The department even took to social media to try and combat “Neighborhood Isolation.” In a Facebook post the department asked residents to try and get out this summer to visit their neighbor’s and get back to knowing who lives around them.
“How well do you know your neighbors…I mean really know them? Do you know them by name, what they drive, where they work, and when they are usually at home? Unfortunately many people would answer no,” the post said.
Gilpin said he feels technology has been a big factor in the change over the years.
“I kind of think of that Tracy Lawrence song ‘If the world had a front porch like we did back then,’ you know when people sat on the front porch and got to know people,” Gilpin said. “But everybody’s so busy with technology that instead of talking to them they just send them a text. They never really talk to somebody face-to-face.”
He said getting to know your neighbors can be a big factor in security.

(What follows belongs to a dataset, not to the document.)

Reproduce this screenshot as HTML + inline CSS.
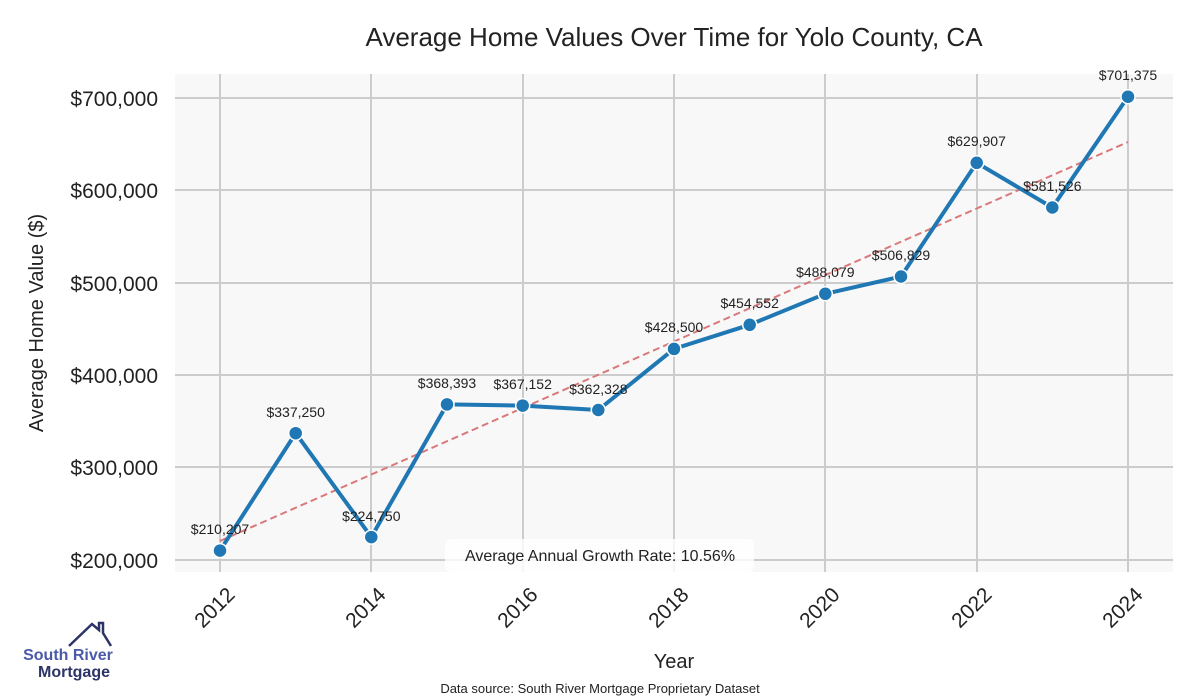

“If you look over at your neighbor’s house and you see a red truck backed up to a garage and some guy loading stuff up out of the garage to an officer driving down the street that might not look suspicious but if you know that that neighbor is usually at work this time of day and that he drives a brown 4-door car and that doesn’t look right to you pick up the phone and give us a call,” Gilpin said. “I think just people had a better idea of what was going on around them because they spent more time outside.”
So Gilpin is asking residents to make an effort to get to know their neighbor’s this summer.
“I’d just like people to get outside, and meet people face-to-face and introduce themselves,” Gilpin said. “If somebody new moves in, walk over and say ‘Hi’ and introduce yourself. That’s kind of the way neighborhood’s used to work.”